### Dataset content
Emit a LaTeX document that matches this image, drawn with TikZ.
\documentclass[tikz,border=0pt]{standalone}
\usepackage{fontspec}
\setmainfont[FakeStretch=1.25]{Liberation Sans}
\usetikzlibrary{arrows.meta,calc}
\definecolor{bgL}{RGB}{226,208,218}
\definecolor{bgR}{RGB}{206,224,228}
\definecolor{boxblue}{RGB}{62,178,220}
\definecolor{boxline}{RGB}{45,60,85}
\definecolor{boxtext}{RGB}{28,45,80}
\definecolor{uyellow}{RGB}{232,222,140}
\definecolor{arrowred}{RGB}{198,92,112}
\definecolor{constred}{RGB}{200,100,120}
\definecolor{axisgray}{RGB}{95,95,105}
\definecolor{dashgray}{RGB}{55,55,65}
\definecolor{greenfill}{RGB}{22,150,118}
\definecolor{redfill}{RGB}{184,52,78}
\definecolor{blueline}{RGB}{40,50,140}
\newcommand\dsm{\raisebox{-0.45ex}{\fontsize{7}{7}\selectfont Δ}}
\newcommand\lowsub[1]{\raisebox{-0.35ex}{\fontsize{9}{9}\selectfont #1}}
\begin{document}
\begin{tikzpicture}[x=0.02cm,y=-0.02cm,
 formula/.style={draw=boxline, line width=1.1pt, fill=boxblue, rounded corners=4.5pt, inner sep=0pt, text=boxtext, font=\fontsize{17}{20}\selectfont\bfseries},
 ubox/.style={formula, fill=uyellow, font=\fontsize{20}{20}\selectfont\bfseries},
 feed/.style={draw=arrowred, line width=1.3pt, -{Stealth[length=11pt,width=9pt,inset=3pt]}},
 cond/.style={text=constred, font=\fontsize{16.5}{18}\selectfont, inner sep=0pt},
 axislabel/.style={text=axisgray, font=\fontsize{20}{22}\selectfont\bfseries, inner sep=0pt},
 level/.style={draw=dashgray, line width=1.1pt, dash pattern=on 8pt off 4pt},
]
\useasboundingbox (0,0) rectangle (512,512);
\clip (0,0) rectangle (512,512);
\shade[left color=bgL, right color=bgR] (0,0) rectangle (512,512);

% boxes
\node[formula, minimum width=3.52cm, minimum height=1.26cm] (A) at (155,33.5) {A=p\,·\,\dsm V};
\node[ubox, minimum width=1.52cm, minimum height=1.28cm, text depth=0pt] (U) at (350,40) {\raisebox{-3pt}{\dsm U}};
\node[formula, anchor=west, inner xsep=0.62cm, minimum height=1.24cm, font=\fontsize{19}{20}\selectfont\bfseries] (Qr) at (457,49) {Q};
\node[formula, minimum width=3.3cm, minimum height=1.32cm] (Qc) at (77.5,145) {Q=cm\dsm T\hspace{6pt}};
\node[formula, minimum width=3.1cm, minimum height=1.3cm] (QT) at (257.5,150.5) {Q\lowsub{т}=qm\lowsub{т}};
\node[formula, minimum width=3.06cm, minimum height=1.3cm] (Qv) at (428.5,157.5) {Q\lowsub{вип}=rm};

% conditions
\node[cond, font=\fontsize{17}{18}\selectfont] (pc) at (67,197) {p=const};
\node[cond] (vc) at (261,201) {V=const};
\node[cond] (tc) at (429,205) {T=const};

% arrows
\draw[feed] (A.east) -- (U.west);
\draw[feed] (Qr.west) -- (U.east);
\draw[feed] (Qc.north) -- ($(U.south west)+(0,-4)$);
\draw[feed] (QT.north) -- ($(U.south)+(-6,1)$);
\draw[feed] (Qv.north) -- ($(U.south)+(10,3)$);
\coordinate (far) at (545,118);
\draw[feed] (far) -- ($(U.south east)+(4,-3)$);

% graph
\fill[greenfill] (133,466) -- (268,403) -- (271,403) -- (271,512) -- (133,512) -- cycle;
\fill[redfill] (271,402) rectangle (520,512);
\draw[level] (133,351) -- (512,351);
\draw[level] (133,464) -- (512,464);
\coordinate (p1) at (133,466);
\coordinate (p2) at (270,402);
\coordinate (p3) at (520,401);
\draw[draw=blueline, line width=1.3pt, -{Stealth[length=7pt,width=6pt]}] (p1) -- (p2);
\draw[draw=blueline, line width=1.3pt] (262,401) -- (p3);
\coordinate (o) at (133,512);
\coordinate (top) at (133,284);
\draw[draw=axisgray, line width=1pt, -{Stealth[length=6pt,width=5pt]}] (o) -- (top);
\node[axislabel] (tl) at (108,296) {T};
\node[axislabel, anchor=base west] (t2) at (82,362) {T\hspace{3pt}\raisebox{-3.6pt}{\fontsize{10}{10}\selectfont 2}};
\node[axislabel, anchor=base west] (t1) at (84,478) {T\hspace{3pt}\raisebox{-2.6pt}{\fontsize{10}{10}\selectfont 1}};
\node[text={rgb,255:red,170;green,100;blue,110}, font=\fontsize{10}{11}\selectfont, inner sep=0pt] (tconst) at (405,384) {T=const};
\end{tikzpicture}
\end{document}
==
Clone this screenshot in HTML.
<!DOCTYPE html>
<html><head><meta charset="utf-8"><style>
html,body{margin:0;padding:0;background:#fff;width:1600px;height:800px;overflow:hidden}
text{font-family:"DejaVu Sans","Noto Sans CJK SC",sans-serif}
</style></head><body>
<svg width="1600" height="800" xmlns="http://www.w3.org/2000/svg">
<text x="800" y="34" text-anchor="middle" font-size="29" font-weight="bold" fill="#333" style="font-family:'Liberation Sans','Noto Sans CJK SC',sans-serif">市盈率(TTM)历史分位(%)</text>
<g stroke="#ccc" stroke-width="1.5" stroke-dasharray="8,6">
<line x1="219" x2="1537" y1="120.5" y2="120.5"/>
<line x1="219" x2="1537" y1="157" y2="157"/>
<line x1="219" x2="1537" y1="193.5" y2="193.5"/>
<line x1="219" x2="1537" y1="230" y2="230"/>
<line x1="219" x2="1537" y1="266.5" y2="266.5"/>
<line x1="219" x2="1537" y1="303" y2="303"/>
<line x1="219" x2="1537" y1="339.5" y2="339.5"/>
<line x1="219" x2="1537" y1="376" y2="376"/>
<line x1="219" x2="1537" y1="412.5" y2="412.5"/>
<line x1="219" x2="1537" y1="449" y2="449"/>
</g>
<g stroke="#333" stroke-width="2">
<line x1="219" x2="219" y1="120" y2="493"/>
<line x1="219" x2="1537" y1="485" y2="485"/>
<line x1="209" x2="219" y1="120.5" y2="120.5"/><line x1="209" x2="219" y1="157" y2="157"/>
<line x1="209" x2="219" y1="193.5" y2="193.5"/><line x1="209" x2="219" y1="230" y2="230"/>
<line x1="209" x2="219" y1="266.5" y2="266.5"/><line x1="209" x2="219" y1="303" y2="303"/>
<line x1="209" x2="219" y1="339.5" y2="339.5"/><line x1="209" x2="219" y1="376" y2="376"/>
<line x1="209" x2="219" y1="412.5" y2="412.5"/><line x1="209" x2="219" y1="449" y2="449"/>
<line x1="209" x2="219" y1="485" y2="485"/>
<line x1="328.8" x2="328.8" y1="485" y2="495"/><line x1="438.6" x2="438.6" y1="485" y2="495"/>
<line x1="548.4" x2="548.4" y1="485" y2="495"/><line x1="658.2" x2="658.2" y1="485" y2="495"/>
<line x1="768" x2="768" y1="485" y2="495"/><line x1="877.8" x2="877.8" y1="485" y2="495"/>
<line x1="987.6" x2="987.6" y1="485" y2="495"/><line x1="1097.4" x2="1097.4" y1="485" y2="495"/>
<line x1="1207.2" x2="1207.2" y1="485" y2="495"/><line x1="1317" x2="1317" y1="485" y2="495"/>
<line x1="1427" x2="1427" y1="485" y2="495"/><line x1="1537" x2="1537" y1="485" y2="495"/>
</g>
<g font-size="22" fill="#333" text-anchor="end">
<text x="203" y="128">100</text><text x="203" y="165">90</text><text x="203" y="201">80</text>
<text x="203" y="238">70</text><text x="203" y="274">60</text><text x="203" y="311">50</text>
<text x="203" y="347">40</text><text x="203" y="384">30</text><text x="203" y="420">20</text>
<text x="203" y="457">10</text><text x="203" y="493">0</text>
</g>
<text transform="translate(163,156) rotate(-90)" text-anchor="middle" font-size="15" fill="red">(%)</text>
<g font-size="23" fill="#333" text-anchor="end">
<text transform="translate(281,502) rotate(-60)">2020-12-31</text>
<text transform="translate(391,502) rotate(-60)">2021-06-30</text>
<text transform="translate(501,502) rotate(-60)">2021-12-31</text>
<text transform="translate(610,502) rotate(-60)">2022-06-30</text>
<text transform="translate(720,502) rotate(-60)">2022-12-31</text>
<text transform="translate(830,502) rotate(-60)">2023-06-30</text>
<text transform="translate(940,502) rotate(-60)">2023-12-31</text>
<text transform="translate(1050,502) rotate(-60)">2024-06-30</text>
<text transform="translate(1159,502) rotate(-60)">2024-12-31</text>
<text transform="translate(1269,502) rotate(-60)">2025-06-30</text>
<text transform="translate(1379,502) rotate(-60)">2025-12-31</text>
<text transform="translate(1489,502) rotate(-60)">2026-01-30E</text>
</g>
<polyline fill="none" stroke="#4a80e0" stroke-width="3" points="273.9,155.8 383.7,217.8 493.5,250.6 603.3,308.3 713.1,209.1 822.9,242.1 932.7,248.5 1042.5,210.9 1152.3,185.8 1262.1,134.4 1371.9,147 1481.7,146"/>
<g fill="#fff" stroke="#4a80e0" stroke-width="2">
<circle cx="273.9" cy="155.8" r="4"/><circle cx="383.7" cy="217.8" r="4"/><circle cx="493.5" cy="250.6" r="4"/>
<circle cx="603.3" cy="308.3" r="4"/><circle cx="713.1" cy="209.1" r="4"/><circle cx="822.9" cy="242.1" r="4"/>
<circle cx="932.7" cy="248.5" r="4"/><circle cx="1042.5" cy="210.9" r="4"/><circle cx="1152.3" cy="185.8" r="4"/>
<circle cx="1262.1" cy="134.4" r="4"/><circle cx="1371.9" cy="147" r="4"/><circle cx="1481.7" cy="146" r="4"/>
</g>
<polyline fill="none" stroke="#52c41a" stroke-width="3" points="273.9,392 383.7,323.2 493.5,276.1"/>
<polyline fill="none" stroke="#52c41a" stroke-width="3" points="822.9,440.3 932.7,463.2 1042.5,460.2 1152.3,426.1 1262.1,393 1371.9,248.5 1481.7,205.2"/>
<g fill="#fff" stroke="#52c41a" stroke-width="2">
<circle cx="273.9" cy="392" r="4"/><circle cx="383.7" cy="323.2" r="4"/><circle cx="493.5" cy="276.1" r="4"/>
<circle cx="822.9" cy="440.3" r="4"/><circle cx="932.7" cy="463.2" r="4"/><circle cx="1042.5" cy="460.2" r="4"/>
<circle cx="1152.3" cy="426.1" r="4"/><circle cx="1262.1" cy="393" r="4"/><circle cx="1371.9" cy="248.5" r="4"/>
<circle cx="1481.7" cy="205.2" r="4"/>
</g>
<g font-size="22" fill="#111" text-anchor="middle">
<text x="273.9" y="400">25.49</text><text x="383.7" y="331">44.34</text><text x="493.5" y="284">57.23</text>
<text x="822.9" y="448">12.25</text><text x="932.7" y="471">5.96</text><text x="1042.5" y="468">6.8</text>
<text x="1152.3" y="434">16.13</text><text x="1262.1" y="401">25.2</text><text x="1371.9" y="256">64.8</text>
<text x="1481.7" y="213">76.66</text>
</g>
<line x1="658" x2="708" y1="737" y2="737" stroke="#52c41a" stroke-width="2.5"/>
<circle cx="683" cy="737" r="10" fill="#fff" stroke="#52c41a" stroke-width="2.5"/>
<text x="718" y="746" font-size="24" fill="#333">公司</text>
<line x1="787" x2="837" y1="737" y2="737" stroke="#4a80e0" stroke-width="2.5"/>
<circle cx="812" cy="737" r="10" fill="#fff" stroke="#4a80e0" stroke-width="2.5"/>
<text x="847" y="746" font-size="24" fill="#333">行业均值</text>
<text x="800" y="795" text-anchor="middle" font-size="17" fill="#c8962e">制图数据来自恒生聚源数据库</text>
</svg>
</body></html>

### Aim of the exercise
Reproduce each line holding the word "this".

### Result of the exercise
Emit a LaTeX document that matches this image, drawn with TikZ.
Clone this screenshot in HTML.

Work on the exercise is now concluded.